Winning over a month or year: Ending a longer period of play with a net profit. This becomes progressively less likely as the number of hands increases. With a 0.35% house edge, the expected long-run outcome for any basic strategy player is a slow, grinding loss — small per hand, but real and consistent over thousands of hands.
Winning against the house long-term (positive EV): Consistently making money from blackjack over thousands of sessions. This requires a genuine mathematical edge — which means card counting or other advantage techniques. It's possible. It's documented. But it's not for casual players, and the conditions required to sustain it are increasingly difficult in modern casinos.
Think of blackjack not as a game where you "try to win" but as a game where you "try to minimize your cost of entertainment." At 0.35% house edge with a $20 bet, your expected cost per hand is 7 cents. A 300-hand session costs you an expected $21 — roughly the price of a movie ticket. You'll sometimes lose more (variance), sometimes leave ahead. But framing it as "cost of entertainment" rather than "opportunity to profit" produces more honest decision-making and, paradoxically, better play.
The 4 Levels of Blackjack Play
Every blackjack player falls somewhere on this spectrum. Understanding which level you're at — and what it would realistically take to reach the next one — is more valuable than any individual tip:
The path from Level 1 to Level 2 is accessible to anyone willing to spend a few hours learning. The path from Level 2 to Level 3 requires months of dedicated practice. The path from Level 3 to Level 4 requires years of experience, a significant bankroll, and accepting that casino access will progressively narrow as you become known.
Level 1: The Casual Player — And Why It Costs So Much More Than You Think
Most people who play blackjack are Level 1 players — and there's nothing wrong with that. Playing for entertainment, enjoying the atmosphere, accepting the house edge as the cost of a good time — all completely valid. The problem is when Level 1 players believe they're making strategic decisions when they're actually not.
The statistical reality: a player using no strategy at a 6:5 table in Las Vegas faces a combined house edge of approximately 5.5–6% (3.5% from suboptimal play + 1.37% from 6:5 payout + ~0.22% from H17). On a $20/hand, 300-hand session, that's an expected loss of $330–$360.

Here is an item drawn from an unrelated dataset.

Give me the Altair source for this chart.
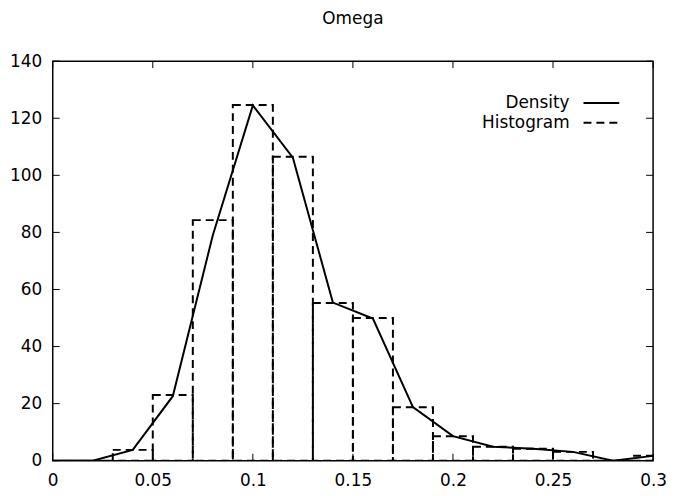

Most Level 1 players feel like they're "about even" over a session because variance masks the edge in the short term. They're not — their expected loss is real, it's just arriving at the pace of normal variance.
Playing 6:5 tables: +1.37% edge. Taking insurance: +7.4% on those specific bets. Not splitting 8s: small but real EV loss per occurrence. Hitting 12 against dealer 2–3 or 6: small but real EV loss. Standing on soft 17: small but real EV loss. Each individual mistake is minor. Together, across hundreds of hands, they compound into the 2–5% gap between Level 1 and Level 2 play. The entire biggest blackjack mistakes guide covers every costly habit with specific numbers.

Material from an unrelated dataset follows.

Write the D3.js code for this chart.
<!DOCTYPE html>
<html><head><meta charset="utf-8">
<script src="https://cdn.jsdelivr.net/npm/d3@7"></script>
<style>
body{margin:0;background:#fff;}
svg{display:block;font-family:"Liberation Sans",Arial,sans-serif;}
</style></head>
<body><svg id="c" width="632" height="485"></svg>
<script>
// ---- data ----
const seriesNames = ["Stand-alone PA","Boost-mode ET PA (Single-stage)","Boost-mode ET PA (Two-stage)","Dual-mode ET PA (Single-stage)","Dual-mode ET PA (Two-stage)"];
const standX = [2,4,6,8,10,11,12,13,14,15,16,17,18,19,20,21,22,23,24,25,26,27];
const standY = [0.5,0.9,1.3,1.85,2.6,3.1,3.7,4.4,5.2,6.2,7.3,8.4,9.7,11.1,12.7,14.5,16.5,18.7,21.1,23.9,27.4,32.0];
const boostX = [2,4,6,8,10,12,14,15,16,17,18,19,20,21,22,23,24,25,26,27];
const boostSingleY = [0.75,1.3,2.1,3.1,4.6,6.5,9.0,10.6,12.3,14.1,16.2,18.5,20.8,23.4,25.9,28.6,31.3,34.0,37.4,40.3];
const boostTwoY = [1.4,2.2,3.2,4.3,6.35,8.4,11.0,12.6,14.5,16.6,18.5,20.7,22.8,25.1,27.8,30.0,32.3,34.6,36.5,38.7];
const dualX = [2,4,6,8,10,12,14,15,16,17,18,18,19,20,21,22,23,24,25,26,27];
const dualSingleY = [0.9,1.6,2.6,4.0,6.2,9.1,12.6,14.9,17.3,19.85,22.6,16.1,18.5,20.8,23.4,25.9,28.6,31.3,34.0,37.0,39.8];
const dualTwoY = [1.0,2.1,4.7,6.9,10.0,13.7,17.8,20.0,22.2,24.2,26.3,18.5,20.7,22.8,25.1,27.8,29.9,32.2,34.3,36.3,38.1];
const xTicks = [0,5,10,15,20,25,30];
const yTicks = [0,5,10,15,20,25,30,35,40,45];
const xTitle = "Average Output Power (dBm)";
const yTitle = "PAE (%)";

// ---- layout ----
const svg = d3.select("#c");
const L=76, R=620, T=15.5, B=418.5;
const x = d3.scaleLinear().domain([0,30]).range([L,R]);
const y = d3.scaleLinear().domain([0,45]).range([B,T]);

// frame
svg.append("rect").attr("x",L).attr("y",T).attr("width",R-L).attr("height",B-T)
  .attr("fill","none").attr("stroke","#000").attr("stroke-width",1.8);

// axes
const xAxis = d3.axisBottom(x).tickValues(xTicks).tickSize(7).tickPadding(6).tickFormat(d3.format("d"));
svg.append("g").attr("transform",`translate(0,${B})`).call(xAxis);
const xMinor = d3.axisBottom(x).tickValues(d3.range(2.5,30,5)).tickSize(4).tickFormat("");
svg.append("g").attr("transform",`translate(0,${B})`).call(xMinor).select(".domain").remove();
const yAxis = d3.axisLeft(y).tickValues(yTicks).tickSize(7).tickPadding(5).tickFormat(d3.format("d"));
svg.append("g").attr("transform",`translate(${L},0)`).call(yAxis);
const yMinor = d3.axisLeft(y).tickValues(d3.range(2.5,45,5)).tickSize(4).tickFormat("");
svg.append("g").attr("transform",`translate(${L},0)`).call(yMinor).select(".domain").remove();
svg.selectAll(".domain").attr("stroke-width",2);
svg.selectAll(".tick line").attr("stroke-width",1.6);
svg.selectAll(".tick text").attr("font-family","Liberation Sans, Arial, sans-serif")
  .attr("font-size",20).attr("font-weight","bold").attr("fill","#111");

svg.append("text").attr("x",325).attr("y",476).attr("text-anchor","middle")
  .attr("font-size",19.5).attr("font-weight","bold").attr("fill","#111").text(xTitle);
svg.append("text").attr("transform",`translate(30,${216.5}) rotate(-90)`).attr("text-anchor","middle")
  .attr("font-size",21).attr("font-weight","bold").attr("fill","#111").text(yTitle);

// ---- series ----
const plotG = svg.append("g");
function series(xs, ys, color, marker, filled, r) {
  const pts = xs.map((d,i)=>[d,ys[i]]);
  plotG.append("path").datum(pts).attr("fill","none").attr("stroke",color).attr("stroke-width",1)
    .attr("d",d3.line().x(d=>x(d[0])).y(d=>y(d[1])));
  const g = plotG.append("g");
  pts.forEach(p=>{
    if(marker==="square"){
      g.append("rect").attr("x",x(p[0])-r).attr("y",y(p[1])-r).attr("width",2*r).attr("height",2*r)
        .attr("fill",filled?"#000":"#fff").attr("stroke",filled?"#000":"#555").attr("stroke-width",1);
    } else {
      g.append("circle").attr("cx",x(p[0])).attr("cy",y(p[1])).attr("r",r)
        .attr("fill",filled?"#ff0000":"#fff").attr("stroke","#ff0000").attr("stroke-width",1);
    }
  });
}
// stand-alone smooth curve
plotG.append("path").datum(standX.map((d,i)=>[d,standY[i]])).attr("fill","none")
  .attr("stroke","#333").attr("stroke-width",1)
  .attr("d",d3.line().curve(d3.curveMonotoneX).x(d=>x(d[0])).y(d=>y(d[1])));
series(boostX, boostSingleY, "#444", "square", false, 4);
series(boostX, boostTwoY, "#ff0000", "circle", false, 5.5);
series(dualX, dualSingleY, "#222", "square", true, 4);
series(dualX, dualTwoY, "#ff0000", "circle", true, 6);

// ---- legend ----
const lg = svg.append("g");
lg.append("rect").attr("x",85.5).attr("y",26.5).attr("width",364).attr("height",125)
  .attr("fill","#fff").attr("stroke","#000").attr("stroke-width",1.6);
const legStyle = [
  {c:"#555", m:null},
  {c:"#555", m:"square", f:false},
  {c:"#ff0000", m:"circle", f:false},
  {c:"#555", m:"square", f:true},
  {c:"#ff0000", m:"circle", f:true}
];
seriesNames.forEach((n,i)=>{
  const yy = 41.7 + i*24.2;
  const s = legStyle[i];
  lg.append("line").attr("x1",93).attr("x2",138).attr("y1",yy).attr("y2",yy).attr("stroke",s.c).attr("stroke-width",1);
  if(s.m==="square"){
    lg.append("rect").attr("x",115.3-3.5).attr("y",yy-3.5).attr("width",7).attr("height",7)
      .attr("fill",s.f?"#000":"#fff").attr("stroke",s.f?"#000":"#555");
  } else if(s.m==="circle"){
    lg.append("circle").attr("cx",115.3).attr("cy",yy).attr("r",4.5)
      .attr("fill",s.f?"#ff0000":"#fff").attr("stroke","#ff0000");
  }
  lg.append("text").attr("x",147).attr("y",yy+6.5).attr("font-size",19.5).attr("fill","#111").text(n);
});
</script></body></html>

Level 2: The Basic Strategy Player — The Best Achievable Without Counting
Level 2 is where you should aim to be as a recreational player. It doesn't make you a winner against the house in the long run — but it reduces your expected cost to the mathematical minimum and gives you the best possible odds within recreational play.

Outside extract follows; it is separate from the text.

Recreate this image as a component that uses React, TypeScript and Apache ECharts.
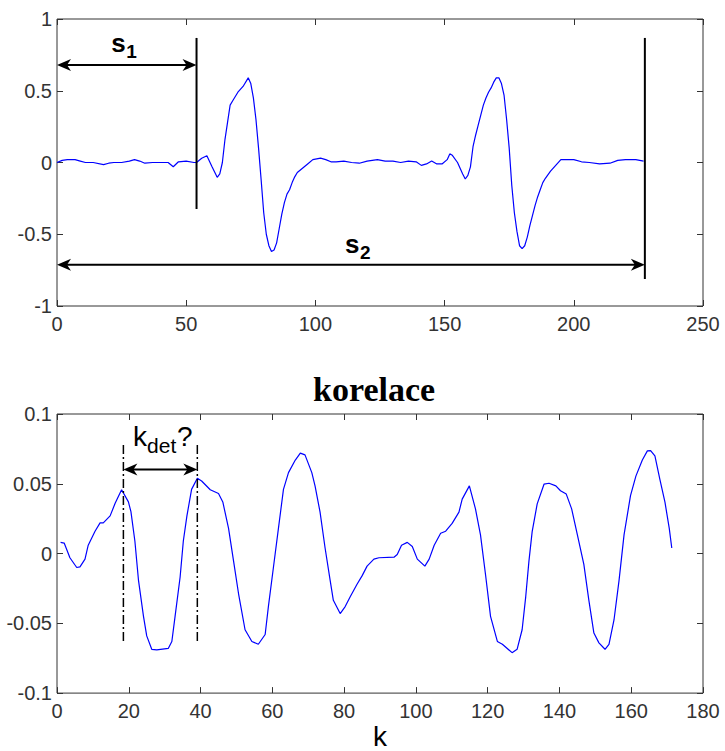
import React, { useEffect, useRef } from "react";
import * as echarts from "echarts";

// ---- top chart: signal ----
const sigX = [0, 2, 4, 7, 9, 11, 14, 18, 20, 22, 25, 28, 30, 32, 34, 37, 41, 43, 45, 47, 50, 53, 54, 56, 58, 60, 62, 63, 64, 65, 66, 67, 68, 70, 72, 74, 75, 76, 77, 78, 79, 80, 81, 82, 83, 84, 85, 86, 87, 88, 89, 90, 91, 92, 93, 95, 97, 99, 102, 104, 106, 108, 111, 114, 117, 120, 124, 127, 130, 133, 136, 139, 141, 143, 145, 147, 149, 151, 152, 153, 155, 157, 158, 159, 160, 161, 162, 163, 164, 165, 166, 167, 168, 169, 170, 171, 172, 173, 174, 175, 176, 177, 178, 179, 180, 181, 182, 183, 184, 185, 186, 187, 188, 189, 191, 193, 195, 197, 200, 203, 206, 210, 214, 217, 220, 224, 227];
const sigY = [0.0, 0.015, 0.02, 0.02, 0.01, 0.0, 0.0, -0.015, -0.005, 0.0, 0.0, 0.01, 0.02, 0.01, -0.005, 0.0, 0.0, 0.0, -0.03, 0.005, 0.01, 0.0, 0.0, 0.03, 0.047, -0.03, -0.103, -0.08, 0.0, 0.16, 0.28, 0.4, 0.43, 0.49, 0.53, 0.59, 0.55, 0.45, 0.3, 0.1, -0.12, -0.35, -0.5, -0.58, -0.62, -0.61, -0.56, -0.46, -0.36, -0.28, -0.22, -0.19, -0.14, -0.1, -0.07, -0.04, -0.01, 0.02, 0.03, 0.02, 0.005, 0.005, 0.01, 0.0, -0.005, 0.01, 0.02, 0.01, 0.01, 0.0, 0.01, 0.005, -0.02, -0.01, 0.01, -0.01, -0.01, 0.02, 0.06, 0.05, 0.0, -0.08, -0.115, -0.09, -0.03, 0.11, 0.19, 0.26, 0.33, 0.4, 0.45, 0.49, 0.52, 0.56, 0.59, 0.59, 0.55, 0.47, 0.3, 0.1, -0.16, -0.35, -0.48, -0.58, -0.6, -0.58, -0.52, -0.44, -0.37, -0.3, -0.24, -0.19, -0.14, -0.11, -0.06, -0.02, 0.02, 0.02, 0.02, 0.005, 0.0, -0.01, -0.005, 0.015, 0.02, 0.02, 0.01];

// ---- bottom chart: correlation ----
const corrK = [1, 2, 3.6, 5.5, 6.4, 7.8, 8.7, 10.6, 12, 12.9, 14.8, 16.2, 18, 19.9, 20.6, 21.7, 22.7, 24.1, 25, 26.4, 27.8, 31, 32, 32.9, 34.3, 35.2, 36.2, 37.5, 39.1, 40.3, 42.7, 45, 46.2, 47.8, 49.2, 50.6, 52.4, 54.3, 56.1, 58, 58.9, 60.3, 61.7, 63.1, 64.5, 66.4, 67.8, 69.1, 71, 71.9, 73.3, 74.7, 76.1, 77, 78.9, 80.3, 81.7, 83.6, 85, 86.4, 88.3, 89.7, 93.9, 94.8, 96, 97.6, 99, 100.4, 102.5, 103.7, 105.1, 106.9, 108.3, 110.1, 112, 112.9, 114.9, 116.6, 118, 119.4, 120.8, 122.7, 124.1, 126.8, 128.2, 129.6, 130.6, 131.5, 132.4, 133.8, 135.7, 137.1, 139, 140.3, 141.9, 143.4, 145, 146.8, 148.2, 149.6, 151, 152.7, 153.8, 155.2, 156.6, 158, 159.8, 161.3, 163.1, 164.5, 165.4, 166.6, 168, 169.4, 170.6, 171.3];
const corrY = [0.008, 0.0075, -0.003, -0.01, -0.0096, -0.004, 0.006, 0.016, 0.022, 0.022, 0.027, 0.036, 0.0457, 0.037, 0.03, 0.009, -0.019, -0.045, -0.059, -0.0686, -0.069, -0.068, -0.063, -0.045, -0.017, 0.009, 0.027, 0.046, 0.054, 0.052, 0.0457, 0.043, 0.037, 0.018, -0.0054, -0.029, -0.0546, -0.063, -0.065, -0.058, -0.038, -0.01, 0.018, 0.046, 0.058, 0.067, 0.072, 0.0707, 0.058, 0.0485, 0.0297, 0.004, -0.019, -0.0335, -0.043, -0.038, -0.031, -0.022, -0.016, -0.009, -0.004, -0.003, -0.0026, -0.0007, 0.006, 0.008, 0.005, -0.004, -0.009, -0.004, 0.006, 0.0145, 0.016, 0.0216, 0.0297, 0.039, 0.0485, 0.032, 0.0134, -0.015, -0.045, -0.063, -0.065, -0.071, -0.0686, -0.0546, -0.031, -0.0054, 0.0157, 0.0356, 0.0497, 0.0504, 0.0485, 0.045, 0.0426, 0.032, 0.0134, -0.0077, -0.0335, -0.057, -0.064, -0.0686, -0.065, -0.0476, -0.0194, 0.0134, 0.0415, 0.0555, 0.067, 0.0736, 0.0738, 0.07, 0.053, 0.0368, 0.018, 0.004];

// ---- ticks ----
const topXTicks = [0, 50, 100, 150, 200, 250];
const topYTicks = [-1, -0.5, 0, 0.5, 1];
const botXTicks = [0, 20, 40, 60, 80, 100, 120, 140, 160, 180];
const botYTicks = [-0.1, -0.05, 0, 0.05, 0.1];

// ---- annotations (data units) ----
const s1End = 54;
const s2End = 227.5;
const s1ArrowY = 0.68;
const s2ArrowY = -0.712;
const s1LineY = [0.868, -0.324];
const s2LineY = [0.868, -0.812];
const kDet = [18.5, 39.1];
const kDetLineY = [0.0778, -0.0628];
const kDetArrowY = 0.0602;

const titleText = "korelace";
const xName2 = "k";

const labelFont = "'Liberation Sans', Arial, sans-serif";
const frameColor = "#333333";

function axisCommon(ticks: number[], gridIndex: number, position: string, showLabels: boolean, margin: number) {
  const interval = ticks[1] - ticks[0];
  return {
    type: "value",
    gridIndex,
    position,
    min: ticks[0],
    max: ticks[ticks.length - 1],
    interval,
    axisLine: { show: false, onZero: false },
    axisTick: { show: true, inside: true, length: 6, lineStyle: { color: frameColor, width: 1 } },
    splitLine: { show: false },
    axisLabel: {
      show: showLabels,
      fontSize: 20,
      fontFamily: labelFont,
      color: "#333333",
      margin,
      showMinLabel: true,
      showMaxLabel: true,
    },
  };
}

export default function App() {
  const ref = useRef<HTMLDivElement>(null);
  useEffect(() => {
    if (!ref.current) return;
    const chart = echarts.init(ref.current, null, { renderer: "svg" });
    const topData = sigX.map((x, i) => [x, sigY[i]]);
    const botData = corrK.map((x, i) => [x, corrY[i]]);

    const xAxes: any[] = [
      axisCommon(topXTicks, 0, "bottom", true, 8),
      axisCommon(topXTicks, 0, "top", false, 8),
      {
        ...axisCommon(botXTicks, 1, "bottom", true, 8),
        name: xName2,
        nameLocation: "middle",
        nameGap: 25,
        nameTextStyle: { fontSize: 28, fontFamily: labelFont, color: "#000" },
      },
      axisCommon(botXTicks, 1, "top", false, 8),
    ];
    const yAxes: any[] = [
      axisCommon(topYTicks, 0, "left", true, 5),
      axisCommon(topYTicks, 0, "right", false, 5),
      axisCommon(botYTicks, 1, "left", true, 5),
      axisCommon(botYTicks, 1, "right", false, 5),
    ];

    chart.setOption({
      animation: false,
      backgroundColor: "#ffffff",
      title: {
        text: titleText,
        left: 313,
        top: 372,
        padding: 0,
        textStyle: { fontFamily: "'Liberation Serif', 'Times New Roman', serif", fontWeight: "bold", fontSize: 34, color: "#000" },
      },
      grid: [
        { left: 57, right: 22, top: 19, height: 287, show: true, borderColor: frameColor, borderWidth: 1, backgroundColor: "#fff" },
        { left: 57, right: 22, top: 414, height: 285, show: true, borderColor: frameColor, borderWidth: 1, backgroundColor: "#fff" },
      ],
      xAxis: xAxes,
      yAxis: yAxes,
      series: [
        {
          type: "line",
          xAxisIndex: 0,
          yAxisIndex: 0,
          data: topData,
          showSymbol: false,
          lineStyle: { color: "#0000ff", width: 1.2 },
          z: 3,
        },
        {
          type: "line",
          xAxisIndex: 2,
          yAxisIndex: 2,
          data: botData,
          showSymbol: false,
          lineStyle: { color: "#0000ff", width: 1.2 },
          z: 3,
        },
      ],
    });

    const p0 = (x: number, y: number) => chart.convertToPixel({ gridIndex: 0 } as any, [x, y]) as number[];
    const p1 = (x: number, y: number) => chart.convertToPixel({ gridIndex: 1 } as any, [x, y]) as number[];

    const head = (tip: number[], dir: number) => ({
      type: "polygon",
      shape: {
        points: [
          [tip[0], tip[1]],
          [tip[0] - dir * 14, tip[1] - 6],
          [tip[0] - dir * 10, tip[1]],
          [tip[0] - dir * 14, tip[1] + 6],
        ],
      },
      style: { fill: "#000" },
      z: 10,
    });
    const dblArrow = (a: number[], b: number[]) => [
      { type: "line", shape: { x1: a[0] + 8, y1: a[1], x2: b[0] - 8, y2: b[1] }, style: { stroke: "#000", lineWidth: 2 }, z: 10 },
      head(a, -1),
      head(b, 1),
    ];
    const vline = (a: number[], b: number[], dash?: number[]) => ({
      type: "line",
      shape: { x1: a[0], y1: a[1], x2: b[0], y2: b[1] },
      style: { stroke: "#000", lineWidth: dash ? 1.5 : 2, lineDash: dash },
      z: 10,
    });
    const txt = (x: number, y: number, text: string, size: number, bold: boolean) => ({
      type: "text",
      x,
      y,
      style: {
        text,
        fill: "#000",
        font: `${bold ? "bold " : ""}${size}px 'Liberation Sans', Arial, sans-serif`,
        textAlign: "left",
        textVerticalAlign: "bottom",
      },
      z: 11,
    });

    const a1 = p0(0, s1ArrowY);
    const b1 = p0(s1End, s1ArrowY);
    const a2 = p0(0, s2ArrowY);
    const b2 = p0(s2End, s2ArrowY);
    const l1a = p0(s1End, s1LineY[0]);
    const l1b = p0(s1End, s1LineY[1]);
    const l2a = p0(s2End, s2LineY[0]);
    const l2b = p0(s2End, s2LineY[1]);
    const s1pos = p0(21, 0.77);
    const s2pos = p0(111.5, -0.63);

    const ka = p1(kDet[0], kDetArrowY);
    const kb = p1(kDet[1], kDetArrowY);
    const kl1a = p1(kDet[0], kDetLineY[0]);
    const kl1b = p1(kDet[0], kDetLineY[1]);
    const kl2a = p1(kDet[1], kDetLineY[0]);
    const kl2b = p1(kDet[1], kDetLineY[1]);
    const kpos = p1(21.2, 0.0764);

    const dashDot = [9, 3, 2, 3];

    chart.setOption({
      graphic: [
        ...dblArrow(a1, b1),
        ...dblArrow(a2, b2),
        vline(l1a, l1b),
        vline(l2a, l2b),
        txt(s1pos[0], s1pos[1] + 4, "s", 26, true),
        txt(s1pos[0] + 15, s1pos[1] + 9, "1", 19, true),
        txt(s2pos[0], s2pos[1] + 4, "s", 26, true),
        txt(s2pos[0] + 15, s2pos[1] + 9, "2", 19, true),
        vline(kl1a, kl1b, dashDot),
        vline(kl2a, kl2b, dashDot),
        ...dblArrow(ka, kb),
        txt(kpos[0], kpos[1] + 4, "k", 28, false),
        txt(kpos[0] + 14, kpos[1] + 9, "det", 21, false),
        txt(kpos[0] + 44, kpos[1] + 4, "?", 28, false),
      ],
    });

    return () => chart.dispose();
  }, []);
  return <div ref={ref} style={{ position: "fixed", left: 0, top: 0, width: 725, height: 751 }} />;
}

What it requires: memorize (or carry) the complete basic strategy chart, choose your tables carefully (3:2, S17, DAS), never take insurance, and apply session bankroll limits.
What you get: a house edge of approximately 0.35–0.5%, a session win rate of around 42%, and an expected cost of about $21 per 300-hand session at $20/hand. You're still losing in the long run — but at a rate that's comparable to a movie ticket per session. Most recreational players can afford to sustain Level 2 play indefinitely as entertainment.
What "42% Session Win Rate" Actually Means
When I say basic strategy players win 42% of sessions, I mean: in any given session, there's a 42% chance you'll walk away with more money than you started with, and a 58% chance you'll walk away with less. This doesn't smooth out over time in the way people hope — extended losing streaks are mathematically normal.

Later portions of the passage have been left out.